While the circumstances around the incident are still unclear, local officials cited overcrowding and sweltering heat as thousands of worshippers were leaving a prayer ceremony by a local Hindu preacher in the village of Hathras in India’s most populous state of Uttar Pradesh.
SIGNALS
Poor crowd management has led to several deadly religious events
Some politicians blamed state and federal authorities for the repeated failures of crowd management at large religious gatherings. “As a nation we are good at drawing crowds, but not good at managing them,” a member of India’s parliament told The New York Times. “Every year, these kinds of incidents keep repeating themselves, and we learn nothing.” Local organizers reportedly let in dozens more attendees after exceeding the Hathras event’s permit for 5,000 people, the Times reported. Despite the recent increase in surveillance measures at religious gatherings, including drones, the lack of adequate emergency exits, have led to several deadly stampedes, including a 2013 Hindu religious celebration that also killed hundreds.
Some Indian states turn to AI and drones for crowd management
Some Indian states are embracing AI tools for crowd management at mega events. The state leader of Uttar Pradesh, where Tuesday’s tragedy unfolded, urged local police last month to use “AI-based equipment and techniques… to keep an eye on crowd density” at Kumbh Mela 2025, one of India’s largest Hindu festivals that draws millions of devotees every three years. Authorities have also ramped up the use of surveillance drones at large events, with the south Indian city of Chennai establishing the country’s first “drone police unit” last year to spot suspects and check vehicle registration in real time at large gatherings. However, civil rights activists have warned that such tools could be misused to crush political dissent.

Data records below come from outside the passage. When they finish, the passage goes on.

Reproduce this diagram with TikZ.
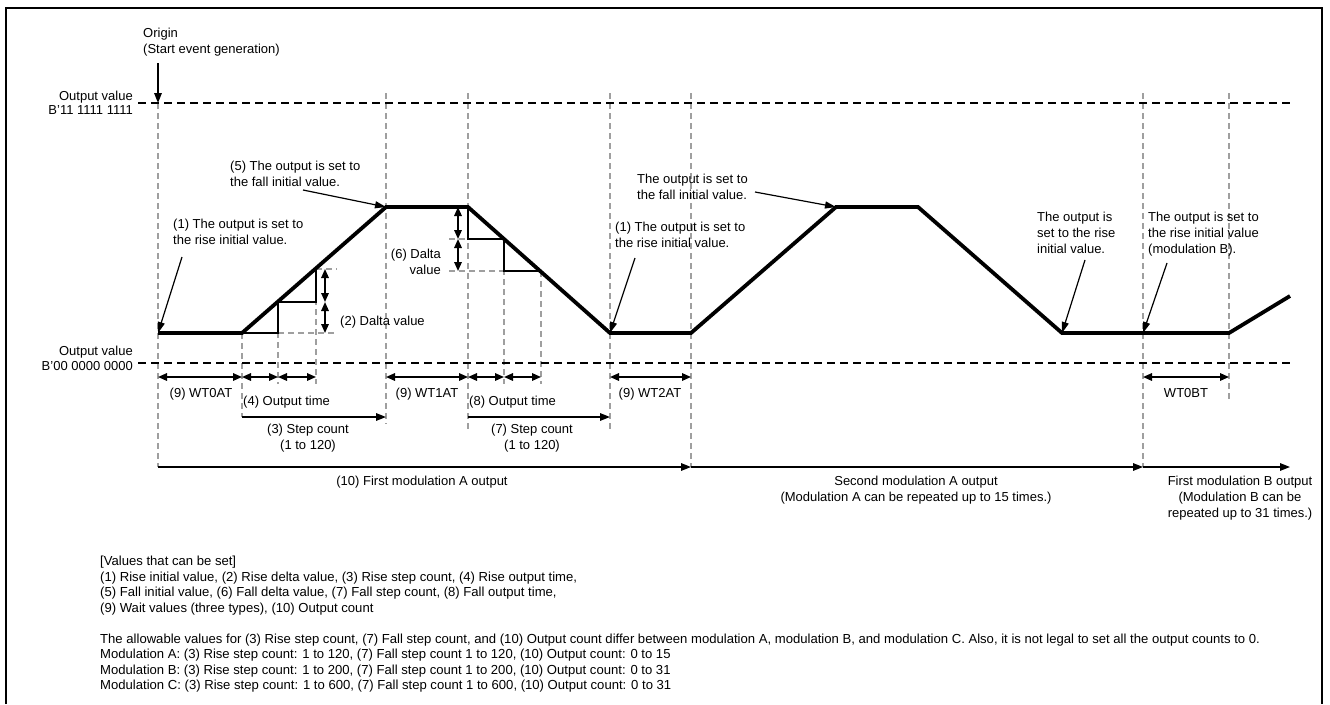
\documentclass[tikz,border=0pt]{standalone}
\usepackage{fontspec}
\setmainfont{Liberation Sans}
\usetikzlibrary{arrows.meta}
\begin{document}
\begin{tikzpicture}[x=1pt,y=-1pt,
  lbl/.style={font=\fontsize{13}{16}\selectfont, inner sep=0pt, align=left, anchor=north west},
  lblr/.style={font=\fontsize{13}{15.5}\selectfont, inner sep=0pt, align=right, anchor=north east},
  lblc/.style={font=\fontsize{13}{16}\selectfont, inner sep=0pt, align=center, anchor=north},
  blk/.style={font=\fontsize{13.1}{15.5}\selectfont, inner sep=0pt, align=left, anchor=north west},
  wave/.style={line width=3.8pt, line join=miter, line cap=butt},
  lvl/.style={line width=1.5pt, dash pattern=on 8pt off 5pt},
  guide/.style={draw=gray!75, line width=1.1pt, dash pattern=on 6pt off 4pt},
  stepl/.style={line width=1.3pt},
  dim/.style={line width=1.6pt, {Triangle[length=9pt,width=7.5pt]}-{Triangle[length=9pt,width=7.5pt]}},
  fwd/.style={line width=1.6pt, -{Triangle[length=10pt,width=7.5pt]}},
  call/.style={line width=1.2pt, -{Triangle[length=11pt,width=7pt]}},
]
\useasboundingbox (0,0) rectangle (1330,704);
\draw[line width=2pt] (6,704) -- (6,8) -- (1322,8) -- (1322,704);

% waveform vertices
\coordinate (w0) at (158,333);
\coordinate (w1) at (242,333);
\coordinate (w2) at (386,207);
\coordinate (w3) at (468,207);
\coordinate (w4) at (610,333);
\coordinate (w5) at (691,333);
\coordinate (w6) at (836,207);
\coordinate (w7) at (918,207);
\coordinate (w8) at (1062,333);
\coordinate (w9) at (1229,333);
\coordinate (w10) at (1290,296);

% guide lines
\draw[guide] (158,103) -- (158,467);
\draw[guide] (242,333) -- (242,417);
\draw[guide] (278,302) -- (278,384);
\draw[guide] (316,269) -- (316,384);
\draw[guide] (386,93) -- (386,424);
\draw[guide] (468,93) -- (468,430);
\draw[guide] (504,239) -- (504,384);
\draw[guide] (541,271) -- (541,384);
\draw[guide] (610,93) -- (610,430);
\draw[guide] (691,93) -- (691,467);
\draw[guide] (1143,93) -- (1143,467);
\draw[guide] (1229,93) -- (1229,400);
\draw[guide] (278,333) -- (337,333);
\draw[guide] (316,269) -- (337,269);
\draw[guide] (449,239) -- (468,239);
\draw[guide] (449,271) -- (504,271);

% level lines
\draw[lvl] (138,103) -- (1290,103);
\draw[lvl] (138,363) -- (1290,363);

% origin
\node[lbl] (origin) at (143,28) {Origin\\(Start event generation)};
\coordinate (otop) at (158,63);
\coordinate (obot) at (158,103);
\draw[fwd] (otop) -- (obot);

\node[lblr, font=\fontsize{13}{13.5}\selectfont] (ovtop) at (133,91) {Output value\\B'11 1111 1111};
\node[lblr, font=\fontsize{13}{14.5}\selectfont] (ovbot) at (133,346) {Output value\\B'00 0000 0000};

% steps
\draw[stepl] (w1) -- (278,333) -- (278,302) -- (316,302) -- (316,269);
\draw[stepl] (w3) -- (468,239) -- (504,239) -- (504,271) -- (541,271);
\draw[dim] (325,269) -- (325,302);
\draw[dim] (325,302) -- (325,333);
\draw[dim] (458,207) -- (458,239);
\draw[dim] (458,239) -- (458,271);

% waveform
\draw[wave] (w0) -- (w1) -- (w2) -- (w3) -- (w4) -- (w5) -- (w6) -- (w7) -- (w8) -- (w9) -- (w10);

% labels and callouts
\node[lbl] (l5) at (230,161) {(5) The output is set to\\the fall initial value.};
\coordinate (c5) at (303,190);
\draw[call] (c5) -- (w2);
\node[lbl] (l1a) at (173,219) {(1) The output is set to\\the rise initial value.};
\coordinate (c1a) at (182,257);
\draw[call] (c1a) -- (w0);
\node[lbl] (l2) at (340,316) {(2) Dalta value};
\node[lblr] (l6) at (441,249) {(6) Dalta\\value};
\node[lbl] (l1b) at (615,222) {(1) The output is set to\\the rise initial value.};
\coordinate (c1b) at (635,258);
\draw[call] (c1b) -- (w4);
\node[lbl] (l5b) at (637,174) {The output is set to\\the fall initial value.};
\coordinate (c5b) at (755,192);
\draw[call] (c5b) -- (w6);
\node[lbl] (l1c) at (1037,212) {The output is\\set to the rise\\initial value.};
\coordinate (c1c) at (1085,260);
\draw[call] (c1c) -- (w8);
\node[lbl] (l1d) at (1148,212) {The output is set to\\the rise initial value\\(modulation B).};
\coordinate (c1d) at (1167,263);
\coordinate (mb) at (1143,333);
\draw[call] (c1d) -- (mb);

% time dimension arrows
\draw[dim] (158,377) -- (242,377);
\draw[dim] (242,377) -- (278,377);
\draw[dim] (278,377) -- (316,377);
\draw[dim] (386,377) -- (468,377);
\draw[dim] (468,377) -- (504,377);
\draw[dim] (504,377) -- (541,377);
\draw[dim] (610,377) -- (691,377);
\draw[dim] (1143,377) -- (1229,377);
\draw[fwd] (242,417) -- (386,417);
\draw[fwd] (468,417) -- (610,417);
\draw[fwd] (158,467) -- (691,467);
\draw[fwd] (691,467) -- (1143,467);
\draw[fwd] (1143,467) -- (1290,467);

\node[lblc] (wt0a) at (201,388) {(9) WT0AT};
\node[lbl] (ot4) at (243,396) {(4) Output time};
\node[lblc] (sc3) at (308,424) {(3) Step count\\(1 to 120)};
\node[lblc] (wt1a) at (427,388) {(9) WT1AT};
\node[lbl] (ot8) at (469,396) {(8) Output time};
\node[lblc] (sc7) at (532,424) {(7) Step count\\(1 to 120)};
\node[lblc] (wt2a) at (650,388) {(9) WT2AT};
\node[lblc] (wt0b) at (1186,388) {WT0BT};
\node[lblc] (m1) at (422,476) {(10) First modulation A output};
\node[lblc] (m2) at (916,476) {Second modulation A output\\(Modulation A can be repeated up to 15 times.)};
\node[lblc] (m3) at (1240,476) {First modulation B output\\(Modulation B can be\\repeated up to 31 times.)};

% text block
\node[blk] (vals) at (100,556) {{[}Values that can be set{]}\\
(1) Rise initial value, (2) Rise delta value, (3) Rise step count, (4) Rise output time,\\
(5) Fall initial value, (6) Fall delta value, (7) Fall step count, (8) Fall output time,\\
(9) Wait values (three types), (10) Output count\\[15.5pt]
The allowable values for (3) Rise step count, (7) Fall step count, and (10) Output count differ between modulation A, modulation B, and modulation C. Also, it is not legal to set all the output counts to 0.\\
Modulation A: (3) Rise step count: 1 to 120, (7) Fall step count 1 to 120, (10) Output count: 0 to 15\\
Modulation B: (3) Rise step count: 1 to 200, (7) Fall step count 1 to 200, (10) Output count: 0 to 31\\
Modulation C: (3) Rise step count: 1 to 600, (7) Fall step count 1 to 600, (10) Output count: 0 to 31};
\end{tikzpicture}
\end{document}
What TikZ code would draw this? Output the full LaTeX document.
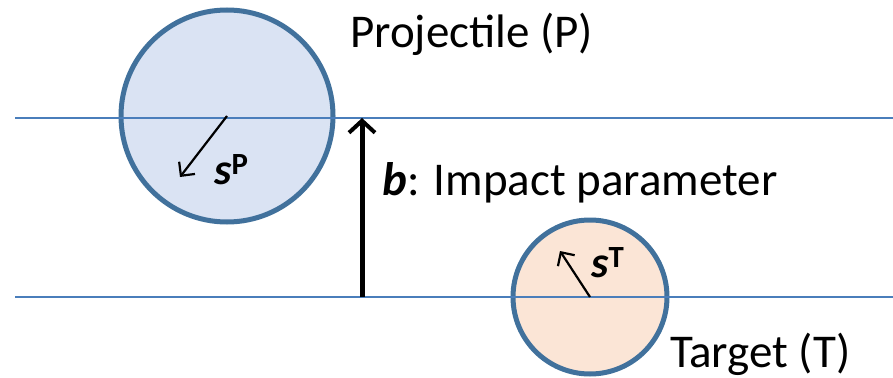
\documentclass[tikz,border=0pt]{standalone}
\usepackage{fontspec}
\setmainfont{Carlito}
\usepackage{tikz}
\usetikzlibrary{positioning,calc,arrows.meta}
\definecolor{rim}{HTML}{41719C}
\definecolor{lineblue}{HTML}{4A7EBB}
\definecolor{projfill}{HTML}{DAE3F3}
\definecolor{targfill}{HTML}{FBE5D6}

\begin{document}
\begin{tikzpicture}[x=1pt,y=-1pt,
    ball/.style={circle,draw=rim,line width=5pt,inner sep=0pt},
    spin/.style={line width=2.2pt,-{Straight Barb[length=10pt,width=20pt,line width=2.2pt]}},
    lbl/.style={font=\fontsize{47}{56}\selectfont,inner sep=0pt,anchor=base west},
    slbl/.style={font=\fontsize{44}{52}\selectfont,inner sep=0pt,anchor=base west}]

\useasboundingbox (0,0) rectangle (893,377);

% the two reference lines
\coordinate (topL) at (15,118);
\coordinate (topR) at (893,118);
\coordinate (botL) at (15,297);
\coordinate (botR) at (893,297);

\node[ball,fill=projfill,minimum size=212pt] (proj) at (227,116) {};
\node[ball,fill=targfill,minimum size=154pt] (targ) at (590,297) {};

\draw[lineblue,line width=1.5pt] (topL) -- (topR);
\draw[lineblue,line width=1.5pt] (botL) -- (botR);

% spins
\coordinate (sPend) at (180,177);
\coordinate (sTend) at (560,251);
\draw[spin] (proj.center) -- (sPend);
\draw[spin] (targ.center) -- (sTend);
\node[slbl] (sP) at (214,184) {\textbf{\textit{s}}\textsuperscript{\textbf{P}}};
\node[slbl] (sT) at (591,277) {\textbf{\textit{s}}\textsuperscript{\textbf{T}}};

% impact parameter
\coordinate (bBot) at (362,297);
\coordinate (bTop) at (362,118);
\draw[line width=5pt,-{Straight Barb[length=12pt,width=26pt,line width=4pt]}] (bBot) -- (bTop);
\node[lbl] (bTxt) at (382,195) {\textbf{\textit{b}}: Impact parameter};

\node[lbl] (projTxt) at (350,48) {Projectile (P)};
\node[lbl] (targTxt) at (670,367) {Target (T)};

\end{tikzpicture}
\end{document}
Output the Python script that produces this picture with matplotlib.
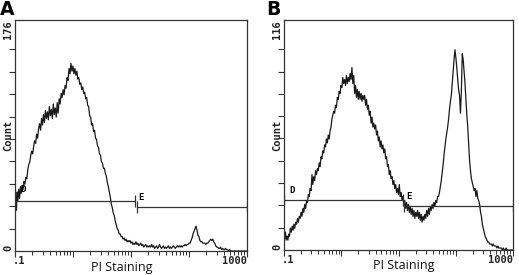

Climate change poses mounting challenges for mega events
“Crowd control and heat waves fueled by climate change are on a dangerous collision course,” The New York Times wrote last month, in the wake of extreme heat killing more than 1,300 Hajj pilgrims in Saudi Arabia and dozens of poll workers during India’s mammoth general election in summer. Event organizers have struggled to contend with just how deadly extreme heat can be for summer events, and have failed to adapt “infrastructure, emergency management and social calendars” to deal with the fallout of climate change, a climate scientist warned. Temperatures at Tuesday’s religious gathering in Hathras hit 90° Fahrenheit, and coupled with high humidity, may have led to the crush of people seeking a water source after the event, according to The Washington Post.